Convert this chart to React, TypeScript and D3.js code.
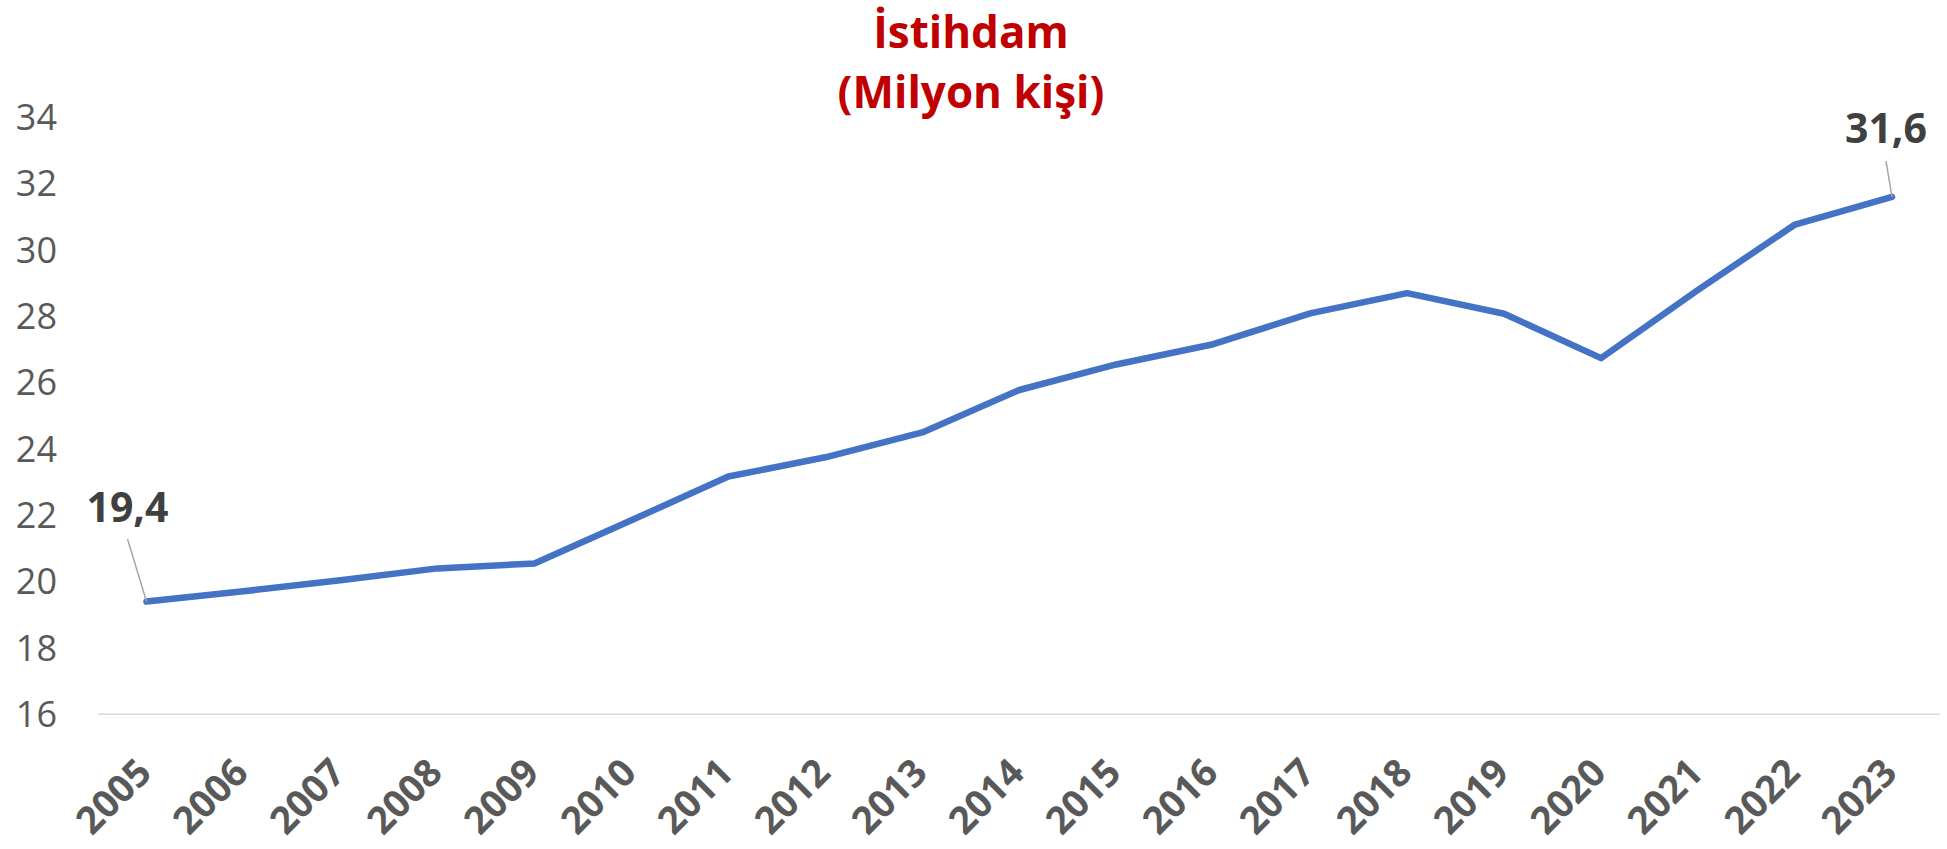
import React, { useEffect, useRef } from 'react';
import * as d3 from 'd3';

const years = ['2005', '2006', '2007', '2008', '2009', '2010', '2011', '2012', '2013', '2014',
  '2015', '2016', '2017', '2018', '2019', '2020', '2021', '2022', '2023'];
const employment = [19.4, 19.71, 20.04, 20.4, 20.55, 21.85, 23.17, 23.75, 24.5, 25.78,
  26.55, 27.16, 28.09, 28.7, 28.08, 26.74, 28.8, 30.77, 31.6];
const yTicks = [16, 18, 20, 22, 24, 26, 28, 30, 32, 34];
const titleLines = ['İstihdam', '(Milyon kişi)'];

const WIDTH = 1947;
const HEIGHT = 849;

export default function App() {
  const svgRef = useRef<SVGSVGElement>(null);

  useEffect(() => {
    if (!svgRef.current) return;
    document.body.style.margin = '0';

    const svg = d3.select(svgRef.current);
    svg.selectAll('*').remove();

    const font = "'Open Sans', 'Noto Sans', sans-serif";

    const xScale = d3.scalePoint<string>().domain(years).range([146.5, 1892]);
    const yScale = d3.scaleLinear().domain([16, 34]).range([714.3, 117.4]);

    // baseline gridline (only the 16 line is drawn)
    svg.append('line')
      .attr('x1', 98)
      .attr('x2', 1940)
      .attr('y1', yScale(16))
      .attr('y2', yScale(16))
      .attr('stroke', '#d9d9d9')
      .attr('stroke-width', 1.5);

    // y tick labels
    svg.append('g')
      .selectAll('text')
      .data(yTicks)
      .enter()
      .append('text')
      .attr('x', 57)
      .attr('y', (d) => yScale(d))
      .attr('dy', '0.35em')
      .attr('text-anchor', 'end')
      .attr('font-family', font)
      .attr('font-size', 36)
      .attr('fill', '#595959')
      .text((d) => d);

    // x tick labels, rotated
    svg.append('g')
      .selectAll('text')
      .data(years)
      .enter()
      .append('text')
      .attr('transform', (d) => `translate(${(xScale(d) || 0) + 7},${775}) rotate(-45)`)
      .attr('text-anchor', 'end')
      .attr('font-family', font)
      .attr('font-size', 38)
      .attr('font-weight', 700)
      .attr('fill', '#595959')
      .text((d) => d);

    // series line
    const line = d3.line<number>()
      .x((_, i) => xScale(years[i]) || 0)
      .y((d) => yScale(d));

    svg.append('path')
      .datum(employment)
      .attr('d', line)
      .attr('fill', 'none')
      .attr('stroke', '#4472C4')
      .attr('stroke-width', 6.5)
      .attr('stroke-linejoin', 'round')
      .attr('stroke-linecap', 'round');

    // data labels on first and last point
    const fmt = (v: number) => d3.format('.1f')(v).replace('.', ',');
    const labels = [
      { i: 0, dx: -19, baseline: 522, leaderTop: 539 },
      { i: years.length - 1, dx: -6, baseline: 143, leaderTop: 161 },
    ];
    labels.forEach((l) => {
      const px = xScale(years[l.i]) || 0;
      const py = yScale(employment[l.i]);
      const lx = px + l.dx;
      svg.append('line')
        .attr('x1', lx)
        .attr('y1', l.leaderTop)
        .attr('x2', px)
        .attr('y2', py)
        .attr('stroke', '#a6a6a6')
        .attr('stroke-width', 1.5);
      svg.append('text')
        .attr('x', lx)
        .attr('y', l.baseline)
        .attr('text-anchor', 'middle')
        .attr('font-family', font)
        .attr('font-size', 41)
        .attr('font-weight', 700)
        .attr('fill', '#404040')
        .text(fmt(employment[l.i]));
    });

    // title
    svg.append('g')
      .selectAll('text')
      .data(titleLines)
      .enter()
      .append('text')
      .attr('x', 971)
      .attr('y', (_, i) => 48 + i * 60)
      .attr('text-anchor', 'middle')
      .attr('font-family', font)
      .attr('font-size', 44)
      .attr('font-weight', 700)
      .attr('fill', '#C00000')
      .text((d) => d);
  }, []);

  return (
    <svg
      ref={svgRef}
      width={WIDTH}
      height={HEIGHT}
      style={{ display: 'block', position: 'absolute', left: 0, top: 0, background: '#fff' }}
    />
  );
}
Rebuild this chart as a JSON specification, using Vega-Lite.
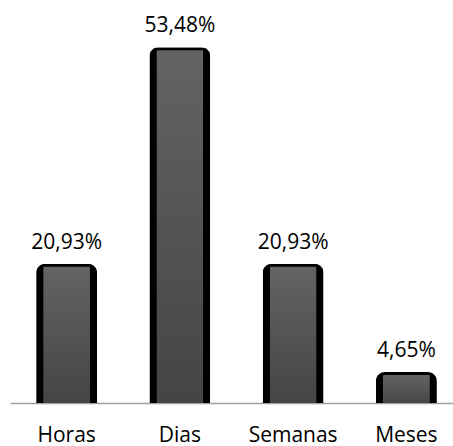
------
=== Exercise ===
The data above should be repeated exactly, minus any pictures.

=== Result for this exercise ===
Convert this chart to React, TypeScript and D3.js code.
import React, { useEffect, useRef } from 'react';
import * as d3 from 'd3';

const years = ['2005', '2006', '2007', '2008', '2009', '2010', '2011', '2012', '2013', '2014',
  '2015', '2016', '2017', '2018', '2019', '2020', '2021', '2022', '2023'];
const employment = [19.4, 19.71, 20.04, 20.4, 20.55, 21.85, 23.17, 23.75, 24.5, 25.78,
  26.55, 27.16, 28.09, 28.7, 28.08, 26.74, 28.8, 30.77, 31.6];
const yTicks = [16, 18, 20, 22, 24, 26, 28, 30, 32, 34];
const titleLines = ['İstihdam', '(Milyon kişi)'];

const WIDTH = 1947;
const HEIGHT = 849;

export default function App() {
  const svgRef = useRef<SVGSVGElement>(null);

  useEffect(() => {
    if (!svgRef.current) return;
    document.body.style.margin = '0';

    const svg = d3.select(svgRef.current);
    svg.selectAll('*').remove();

    const font = "'Open Sans', 'Noto Sans', sans-serif";

    const xScale = d3.scalePoint<string>().domain(years).range([146.5, 1892]);
    const yScale = d3.scaleLinear().domain([16, 34]).range([714.3, 117.4]);

    // baseline gridline (only the 16 line is drawn)
    svg.append('line')
      .attr('x1', 98)
      .attr('x2', 1940)
      .attr('y1', yScale(16))
      .attr('y2', yScale(16))
      .attr('stroke', '#d9d9d9')
      .attr('stroke-width', 1.5);

    // y tick labels
    svg.append('g')
      .selectAll('text')
      .data(yTicks)
      .enter()
      .append('text')
      .attr('x', 57)
      .attr('y', (d) => yScale(d))
      .attr('dy', '0.35em')
      .attr('text-anchor', 'end')
      .attr('font-family', font)
      .attr('font-size', 36)
      .attr('fill', '#595959')
      .text((d) => d);

    // x tick labels, rotated
    svg.append('g')
      .selectAll('text')
      .data(years)
      .enter()
      .append('text')
      .attr('transform', (d) => `translate(${(xScale(d) || 0) + 7},${775}) rotate(-45)`)
      .attr('text-anchor', 'end')
      .attr('font-family', font)
      .attr('font-size', 38)
      .attr('font-weight', 700)
      .attr('fill', '#595959')
      .text((d) => d);

    // series line
    const line = d3.line<number>()
      .x((_, i) => xScale(years[i]) || 0)
      .y((d) => yScale(d));

    svg.append('path')
      .datum(employment)
      .attr('d', line)
      .attr('fill', 'none')
      .attr('stroke', '#4472C4')
      .attr('stroke-width', 6.5)
      .attr('stroke-linejoin', 'round')
      .attr('stroke-linecap', 'round');

    // data labels on first and last point
    const fmt = (v: number) => d3.format('.1f')(v).replace('.', ',');
    const labels = [
      { i: 0, dx: -19, baseline: 522, leaderTop: 539 },
      { i: years.length - 1, dx: -6, baseline: 143, leaderTop: 161 },
    ];
    labels.forEach((l) => {
      const px = xScale(years[l.i]) || 0;
      const py = yScale(employment[l.i]);
      const lx = px + l.dx;
      svg.append('line')
        .attr('x1', lx)
        .attr('y1', l.leaderTop)
        .attr('x2', px)
        .attr('y2', py)
        .attr('stroke', '#a6a6a6')
        .attr('stroke-width', 1.5);
      svg.append('text')
        .attr('x', lx)
        .attr('y', l.baseline)
        .attr('text-anchor', 'middle')
        .attr('font-family', font)
        .attr('font-size', 41)
        .attr('font-weight', 700)
        .attr('fill', '#404040')
        .text(fmt(employment[l.i]));
    });

    // title
    svg.append('g')
      .selectAll('text')
      .data(titleLines)
      .enter()
      .append('text')
      .attr('x', 971)
      .attr('y', (_, i) => 48 + i * 60)
      .attr('text-anchor', 'middle')
      .attr('font-family', font)
      .attr('font-size', 44)
      .attr('font-weight', 700)
      .attr('fill', '#C00000')
      .text((d) => d);
  }, []);

  return (
    <svg
      ref={svgRef}
      width={WIDTH}
      height={HEIGHT}
      style={{ display: 'block', position: 'absolute', left: 0, top: 0, background: '#fff' }}
    />
  );
}
Rebuild this chart as a JSON specification, using Vega-Lite.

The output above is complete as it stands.